**Exercise description**
Return exactly, and only, the lines from the one holding "Give me the Chart.js source for this chart." through the one holding "ctx.stroke();", both included; the pictures stay out.

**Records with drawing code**
* * * * *

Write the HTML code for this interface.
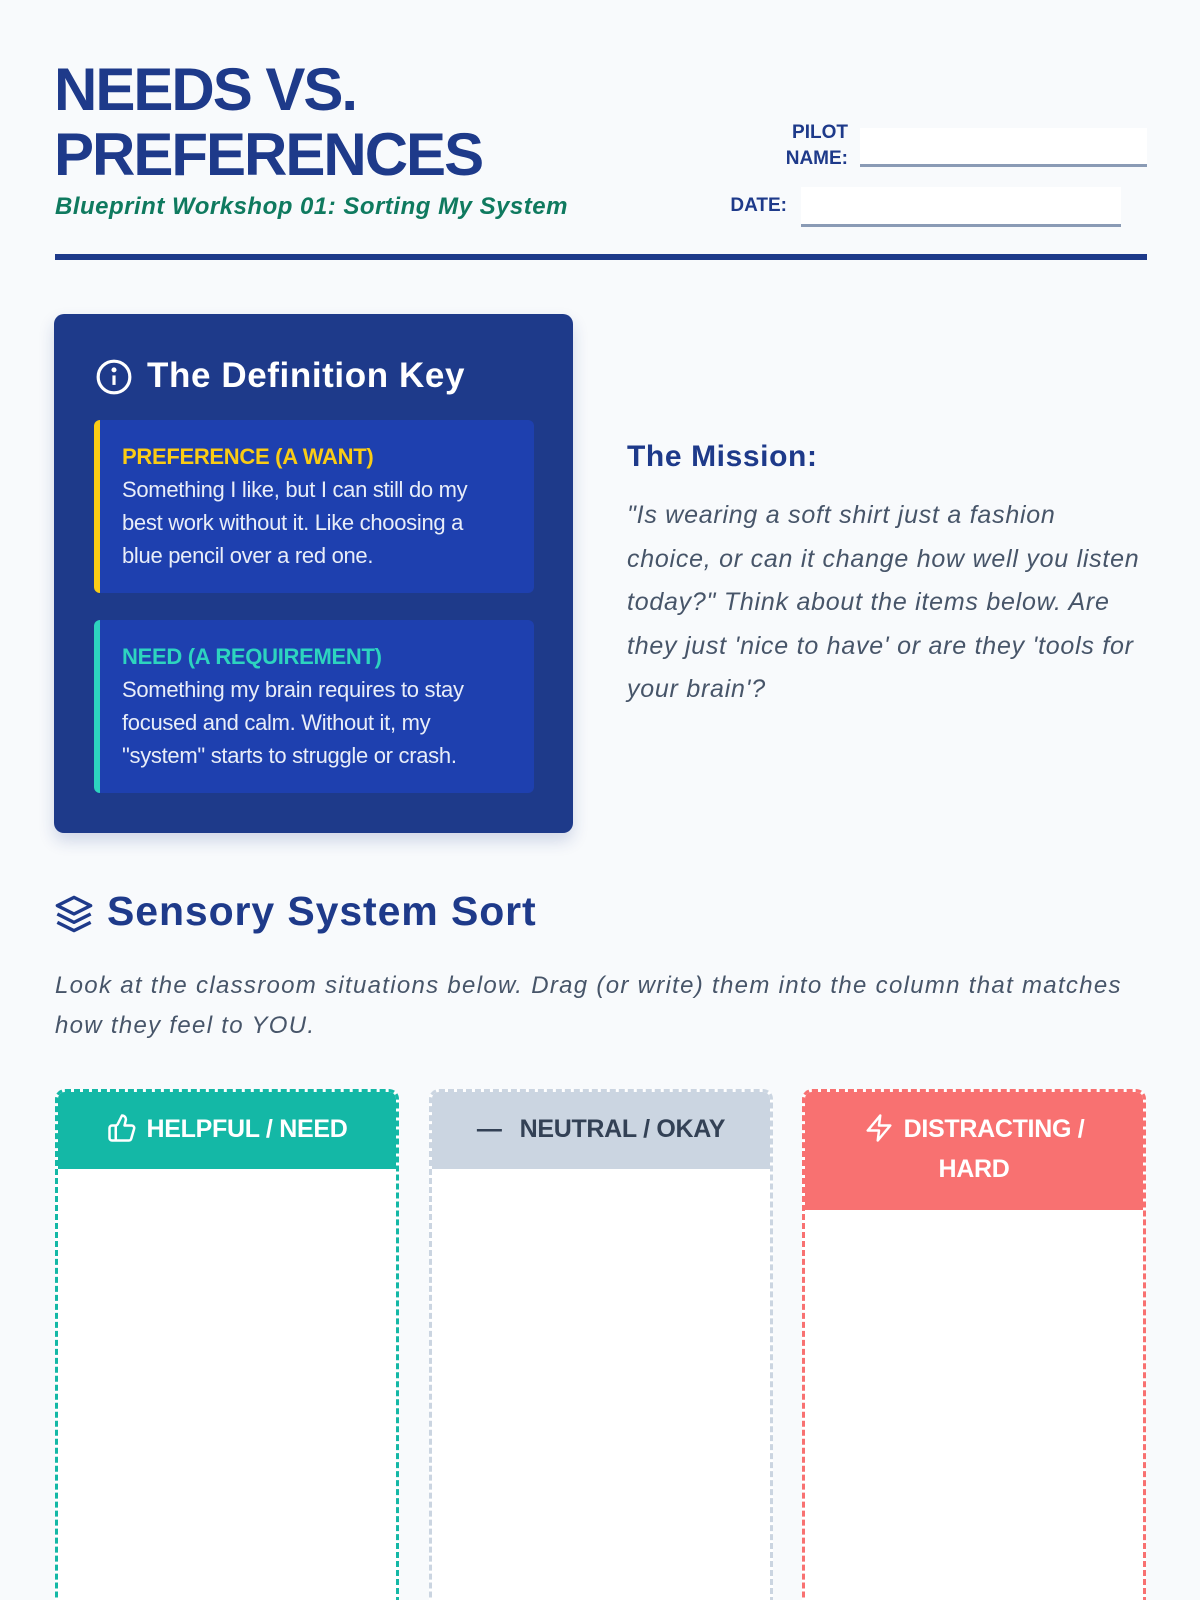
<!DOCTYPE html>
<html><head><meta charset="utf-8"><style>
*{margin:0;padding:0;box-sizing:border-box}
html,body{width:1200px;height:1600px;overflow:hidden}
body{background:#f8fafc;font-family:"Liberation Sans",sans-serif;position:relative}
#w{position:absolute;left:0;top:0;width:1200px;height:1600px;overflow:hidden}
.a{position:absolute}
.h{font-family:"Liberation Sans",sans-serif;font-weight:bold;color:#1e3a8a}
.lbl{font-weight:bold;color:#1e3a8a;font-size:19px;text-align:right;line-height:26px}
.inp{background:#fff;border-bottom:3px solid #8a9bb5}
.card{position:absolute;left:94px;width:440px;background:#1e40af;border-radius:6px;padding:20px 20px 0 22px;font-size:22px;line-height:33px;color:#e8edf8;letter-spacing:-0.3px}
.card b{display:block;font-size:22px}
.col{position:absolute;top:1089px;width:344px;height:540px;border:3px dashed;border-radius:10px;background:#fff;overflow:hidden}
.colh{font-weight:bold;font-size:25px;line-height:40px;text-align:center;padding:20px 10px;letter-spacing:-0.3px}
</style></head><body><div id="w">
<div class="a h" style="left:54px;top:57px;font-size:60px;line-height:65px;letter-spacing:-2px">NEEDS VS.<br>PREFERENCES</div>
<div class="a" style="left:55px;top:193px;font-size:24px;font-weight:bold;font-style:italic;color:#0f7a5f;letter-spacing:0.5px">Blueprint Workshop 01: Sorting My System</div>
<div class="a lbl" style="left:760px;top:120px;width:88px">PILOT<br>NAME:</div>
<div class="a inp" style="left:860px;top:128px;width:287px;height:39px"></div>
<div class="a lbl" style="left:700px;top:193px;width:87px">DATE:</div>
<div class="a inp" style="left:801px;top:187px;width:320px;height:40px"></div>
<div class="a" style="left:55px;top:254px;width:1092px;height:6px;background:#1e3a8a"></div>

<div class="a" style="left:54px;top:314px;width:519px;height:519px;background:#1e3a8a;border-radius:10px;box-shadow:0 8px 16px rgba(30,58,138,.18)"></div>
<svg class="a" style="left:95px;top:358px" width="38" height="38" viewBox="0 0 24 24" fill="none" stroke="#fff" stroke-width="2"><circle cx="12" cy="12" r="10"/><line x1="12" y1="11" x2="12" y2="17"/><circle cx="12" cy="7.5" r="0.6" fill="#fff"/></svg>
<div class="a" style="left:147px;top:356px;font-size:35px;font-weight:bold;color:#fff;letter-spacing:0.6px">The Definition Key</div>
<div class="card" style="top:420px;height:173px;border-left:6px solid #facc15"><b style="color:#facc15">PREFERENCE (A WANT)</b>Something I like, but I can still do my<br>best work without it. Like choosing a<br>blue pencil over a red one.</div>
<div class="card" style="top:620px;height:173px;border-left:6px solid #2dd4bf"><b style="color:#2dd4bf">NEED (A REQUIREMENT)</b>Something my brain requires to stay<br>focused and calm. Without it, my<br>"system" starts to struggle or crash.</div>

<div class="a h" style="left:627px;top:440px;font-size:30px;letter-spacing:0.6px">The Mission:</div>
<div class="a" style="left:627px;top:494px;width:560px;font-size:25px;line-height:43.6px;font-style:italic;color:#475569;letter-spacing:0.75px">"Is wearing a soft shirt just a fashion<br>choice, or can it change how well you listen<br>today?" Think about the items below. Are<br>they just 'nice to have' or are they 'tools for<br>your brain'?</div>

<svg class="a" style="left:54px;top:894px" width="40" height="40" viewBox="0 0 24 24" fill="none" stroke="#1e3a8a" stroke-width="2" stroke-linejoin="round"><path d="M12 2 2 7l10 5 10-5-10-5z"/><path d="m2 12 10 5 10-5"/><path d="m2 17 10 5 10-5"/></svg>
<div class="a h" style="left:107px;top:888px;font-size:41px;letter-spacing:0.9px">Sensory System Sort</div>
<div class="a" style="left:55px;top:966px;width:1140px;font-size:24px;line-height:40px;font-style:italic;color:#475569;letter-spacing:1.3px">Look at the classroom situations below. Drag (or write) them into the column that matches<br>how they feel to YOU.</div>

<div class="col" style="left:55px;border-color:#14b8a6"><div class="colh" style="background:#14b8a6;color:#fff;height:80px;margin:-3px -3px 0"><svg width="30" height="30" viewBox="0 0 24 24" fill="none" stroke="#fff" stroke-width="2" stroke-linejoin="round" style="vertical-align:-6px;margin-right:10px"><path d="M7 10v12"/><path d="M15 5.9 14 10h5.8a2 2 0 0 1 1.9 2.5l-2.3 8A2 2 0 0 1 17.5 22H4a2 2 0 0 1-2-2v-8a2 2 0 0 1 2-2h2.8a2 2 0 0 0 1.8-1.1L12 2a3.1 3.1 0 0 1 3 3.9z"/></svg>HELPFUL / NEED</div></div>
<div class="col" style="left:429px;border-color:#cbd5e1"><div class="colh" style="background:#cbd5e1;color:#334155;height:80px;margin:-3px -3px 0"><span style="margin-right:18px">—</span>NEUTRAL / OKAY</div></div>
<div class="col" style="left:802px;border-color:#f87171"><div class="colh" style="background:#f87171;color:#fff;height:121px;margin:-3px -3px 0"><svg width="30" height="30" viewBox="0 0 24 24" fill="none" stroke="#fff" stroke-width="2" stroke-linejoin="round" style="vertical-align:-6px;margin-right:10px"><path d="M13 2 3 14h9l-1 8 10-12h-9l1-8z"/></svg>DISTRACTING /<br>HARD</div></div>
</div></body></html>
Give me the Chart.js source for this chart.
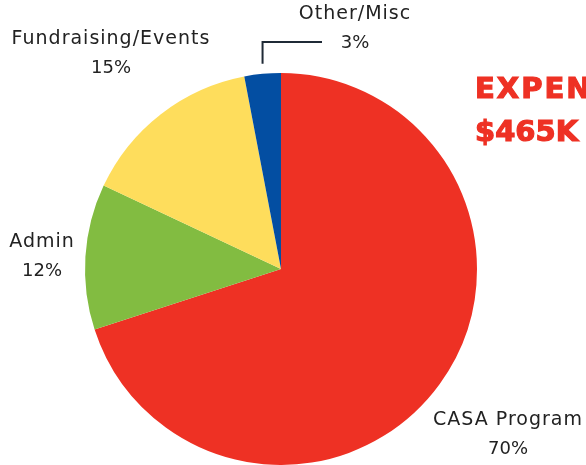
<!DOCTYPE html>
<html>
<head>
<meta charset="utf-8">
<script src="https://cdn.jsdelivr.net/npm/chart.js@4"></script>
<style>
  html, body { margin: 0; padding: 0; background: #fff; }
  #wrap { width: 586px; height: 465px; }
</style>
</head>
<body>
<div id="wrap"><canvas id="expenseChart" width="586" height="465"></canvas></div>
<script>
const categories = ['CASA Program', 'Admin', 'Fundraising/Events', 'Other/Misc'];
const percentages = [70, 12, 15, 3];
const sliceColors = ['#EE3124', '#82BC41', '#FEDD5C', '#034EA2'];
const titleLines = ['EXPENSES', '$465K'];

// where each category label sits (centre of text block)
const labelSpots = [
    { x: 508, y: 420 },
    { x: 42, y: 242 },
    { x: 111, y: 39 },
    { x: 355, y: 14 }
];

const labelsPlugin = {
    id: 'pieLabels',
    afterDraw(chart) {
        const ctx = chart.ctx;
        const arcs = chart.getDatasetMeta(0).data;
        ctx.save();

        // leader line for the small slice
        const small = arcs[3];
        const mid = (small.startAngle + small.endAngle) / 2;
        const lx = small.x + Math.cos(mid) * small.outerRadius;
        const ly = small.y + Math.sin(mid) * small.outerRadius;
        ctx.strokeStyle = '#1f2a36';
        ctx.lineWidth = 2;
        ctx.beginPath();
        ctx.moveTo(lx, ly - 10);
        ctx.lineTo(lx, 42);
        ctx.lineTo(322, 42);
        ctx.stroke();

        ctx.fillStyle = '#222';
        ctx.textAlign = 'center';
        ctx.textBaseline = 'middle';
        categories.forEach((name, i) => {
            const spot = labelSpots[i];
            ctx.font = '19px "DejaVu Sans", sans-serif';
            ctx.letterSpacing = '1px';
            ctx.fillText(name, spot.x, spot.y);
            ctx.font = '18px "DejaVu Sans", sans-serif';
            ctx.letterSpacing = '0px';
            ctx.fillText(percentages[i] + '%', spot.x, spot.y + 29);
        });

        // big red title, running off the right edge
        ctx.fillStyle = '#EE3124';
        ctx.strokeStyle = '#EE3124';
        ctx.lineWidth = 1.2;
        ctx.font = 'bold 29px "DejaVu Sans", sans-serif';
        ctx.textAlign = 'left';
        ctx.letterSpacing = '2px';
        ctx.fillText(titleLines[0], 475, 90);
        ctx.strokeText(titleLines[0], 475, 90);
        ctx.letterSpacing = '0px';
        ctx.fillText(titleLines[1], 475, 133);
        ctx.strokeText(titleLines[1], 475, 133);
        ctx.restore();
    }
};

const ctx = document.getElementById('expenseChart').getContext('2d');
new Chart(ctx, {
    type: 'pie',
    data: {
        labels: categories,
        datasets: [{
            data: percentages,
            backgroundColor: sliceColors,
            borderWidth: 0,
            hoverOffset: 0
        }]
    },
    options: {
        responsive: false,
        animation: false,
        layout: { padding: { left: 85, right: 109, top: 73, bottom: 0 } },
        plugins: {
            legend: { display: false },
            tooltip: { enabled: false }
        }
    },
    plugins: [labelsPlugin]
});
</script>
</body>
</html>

* * * * *

**Answer to the task**
Give me the Chart.js source for this chart.
<!DOCTYPE html>
<html>
<head>
<meta charset="utf-8">
<script src="https://cdn.jsdelivr.net/npm/chart.js@4"></script>
<style>
  html, body { margin: 0; padding: 0; background: #fff; }
  #wrap { width: 586px; height: 465px; }
</style>
</head>
<body>
<div id="wrap"><canvas id="expenseChart" width="586" height="465"></canvas></div>
<script>
const categories = ['CASA Program', 'Admin', 'Fundraising/Events', 'Other/Misc'];
const percentages = [70, 12, 15, 3];
const sliceColors = ['#EE3124', '#82BC41', '#FEDD5C', '#034EA2'];
const titleLines = ['EXPENSES', '$465K'];

// where each category label sits (centre of text block)
const labelSpots = [
    { x: 508, y: 420 },
    { x: 42, y: 242 },
    { x: 111, y: 39 },
    { x: 355, y: 14 }
];

const labelsPlugin = {
    id: 'pieLabels',
    afterDraw(chart) {
        const ctx = chart.ctx;
        const arcs = chart.getDatasetMeta(0).data;
        ctx.save();

        // leader line for the small slice
        const small = arcs[3];
        const mid = (small.startAngle + small.endAngle) / 2;
        const lx = small.x + Math.cos(mid) * small.outerRadius;
        const ly = small.y + Math.sin(mid) * small.outerRadius;
        ctx.strokeStyle = '#1f2a36';
        ctx.lineWidth = 2;
        ctx.beginPath();
        ctx.moveTo(lx, ly - 10);
        ctx.lineTo(lx, 42);
        ctx.lineTo(322, 42);
        ctx.stroke();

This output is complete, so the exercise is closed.